By Ruzanna Khachatrian
Three leading political parties that control the Armenian parliament reaffirmed Friday their loyalty to President Robert Kocharian, playing down implications of his worse-than-expected performance in Wednesday’s presidential election. Leaders of the governing Republican Party (HHK), the Armenian Revolutionary Federation (Dashnaktsutyun) and Orinats Yerkir said they are confident that Kocharian will defeat opposition leader Stepan Demirchian in the March 5 run-off. Speaking to RFE/RL, they also rejected opposition claims that the results of the first-round ballot were falsified.
“If they had indeed been falsified, then, according to the opposition’s logic, Kocharian would have received 53 or 54 percent of the vote, not 49.8 percent,” argued Orinats Yerkir chairman Artur Baghdasarian.

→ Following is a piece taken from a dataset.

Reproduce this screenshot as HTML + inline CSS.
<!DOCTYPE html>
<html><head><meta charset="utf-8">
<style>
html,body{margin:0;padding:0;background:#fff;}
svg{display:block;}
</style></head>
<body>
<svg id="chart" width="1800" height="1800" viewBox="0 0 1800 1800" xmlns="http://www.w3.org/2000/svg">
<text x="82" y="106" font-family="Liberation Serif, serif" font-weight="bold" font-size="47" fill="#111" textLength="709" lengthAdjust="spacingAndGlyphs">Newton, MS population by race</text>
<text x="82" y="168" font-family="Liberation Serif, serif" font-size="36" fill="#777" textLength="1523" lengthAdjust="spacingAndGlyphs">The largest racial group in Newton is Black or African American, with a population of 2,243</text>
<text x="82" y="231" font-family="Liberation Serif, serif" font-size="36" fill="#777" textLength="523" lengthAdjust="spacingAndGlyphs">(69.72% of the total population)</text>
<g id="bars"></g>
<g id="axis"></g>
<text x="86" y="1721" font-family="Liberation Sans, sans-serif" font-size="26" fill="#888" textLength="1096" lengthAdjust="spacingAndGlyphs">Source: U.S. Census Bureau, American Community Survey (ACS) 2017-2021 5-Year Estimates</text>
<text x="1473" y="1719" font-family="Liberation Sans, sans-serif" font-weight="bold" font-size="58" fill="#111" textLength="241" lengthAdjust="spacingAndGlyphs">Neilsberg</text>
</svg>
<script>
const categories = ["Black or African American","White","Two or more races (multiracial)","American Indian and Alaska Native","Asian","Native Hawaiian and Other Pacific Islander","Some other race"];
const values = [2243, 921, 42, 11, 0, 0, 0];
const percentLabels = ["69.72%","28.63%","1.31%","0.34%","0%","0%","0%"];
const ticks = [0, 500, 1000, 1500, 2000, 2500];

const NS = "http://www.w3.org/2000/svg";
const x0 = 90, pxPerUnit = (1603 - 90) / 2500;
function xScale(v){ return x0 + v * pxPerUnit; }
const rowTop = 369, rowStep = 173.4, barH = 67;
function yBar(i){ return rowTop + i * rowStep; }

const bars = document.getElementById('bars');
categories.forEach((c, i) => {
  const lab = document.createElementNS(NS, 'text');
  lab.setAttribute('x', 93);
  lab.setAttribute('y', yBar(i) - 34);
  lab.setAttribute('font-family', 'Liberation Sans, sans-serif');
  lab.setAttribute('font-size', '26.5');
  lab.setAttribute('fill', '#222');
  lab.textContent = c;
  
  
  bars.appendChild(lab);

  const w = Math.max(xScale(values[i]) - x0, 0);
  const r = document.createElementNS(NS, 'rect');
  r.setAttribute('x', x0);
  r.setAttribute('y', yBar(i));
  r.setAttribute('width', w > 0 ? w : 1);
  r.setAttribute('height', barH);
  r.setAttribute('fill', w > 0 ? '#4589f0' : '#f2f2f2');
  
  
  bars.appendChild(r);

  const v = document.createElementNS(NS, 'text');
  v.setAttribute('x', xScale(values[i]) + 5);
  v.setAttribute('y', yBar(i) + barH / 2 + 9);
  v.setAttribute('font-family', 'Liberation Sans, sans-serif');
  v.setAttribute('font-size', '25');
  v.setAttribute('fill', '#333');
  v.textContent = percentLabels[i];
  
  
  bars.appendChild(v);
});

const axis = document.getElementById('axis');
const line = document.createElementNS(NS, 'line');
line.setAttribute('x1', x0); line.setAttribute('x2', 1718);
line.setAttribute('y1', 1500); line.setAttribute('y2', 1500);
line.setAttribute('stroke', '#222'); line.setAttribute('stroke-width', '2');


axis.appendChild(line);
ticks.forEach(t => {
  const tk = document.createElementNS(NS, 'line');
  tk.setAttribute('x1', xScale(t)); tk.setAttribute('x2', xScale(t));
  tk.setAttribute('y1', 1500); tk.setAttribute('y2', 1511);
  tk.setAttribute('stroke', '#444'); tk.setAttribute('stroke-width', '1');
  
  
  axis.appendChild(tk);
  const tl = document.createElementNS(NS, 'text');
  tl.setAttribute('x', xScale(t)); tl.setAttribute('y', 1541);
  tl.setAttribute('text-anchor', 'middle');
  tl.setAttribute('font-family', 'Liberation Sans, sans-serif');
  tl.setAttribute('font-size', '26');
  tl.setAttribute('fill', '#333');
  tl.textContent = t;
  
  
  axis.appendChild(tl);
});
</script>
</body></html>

Vahan Hovannisian, a Dashnaktsutyun leader and senior parliamentarian, also insisted that there was no vote rigging. “We sat with the president all night [after the closure of polls] and saw all the incoming information,” he said. “I can say proudly that the president didn’t even doubt that [a run-off] should the solution.”
Both Hovannisian and a leading HHK member, Tigran Torosian, brushed aside the jubilant mood reigning in the opposition ranks. Torosian said Kocharian’s performance was an “obvious success.” He dismissed speculation that influential members of the presidential team, many of whom are affiliated with the HHK, could defect to Demirchian before the second round.
Some local analysts say that with a regime change in Yerevan now looking more likely, various-level government officials will not campaign for Kocharian’s reelection with the vigor they demonstrated during the election campaign. They prompted opposition allegations, partly backed by international election observers, that the incumbent is illegally using government resources for reelection purposes.
Hovannisian, naming no names, blamed some of those officials for Kocharian’s failure to win the majority of votes. He said the Kocharian campaign should now stop relying on unidentified “people who don’t have much authority with the people.”
Kocharian’s powerful campaign chief, Defense Minister Serzh Sarkisian, admitted the previous night that his team made some mistakes and should change its strategy. But he would not specify what those changes will be.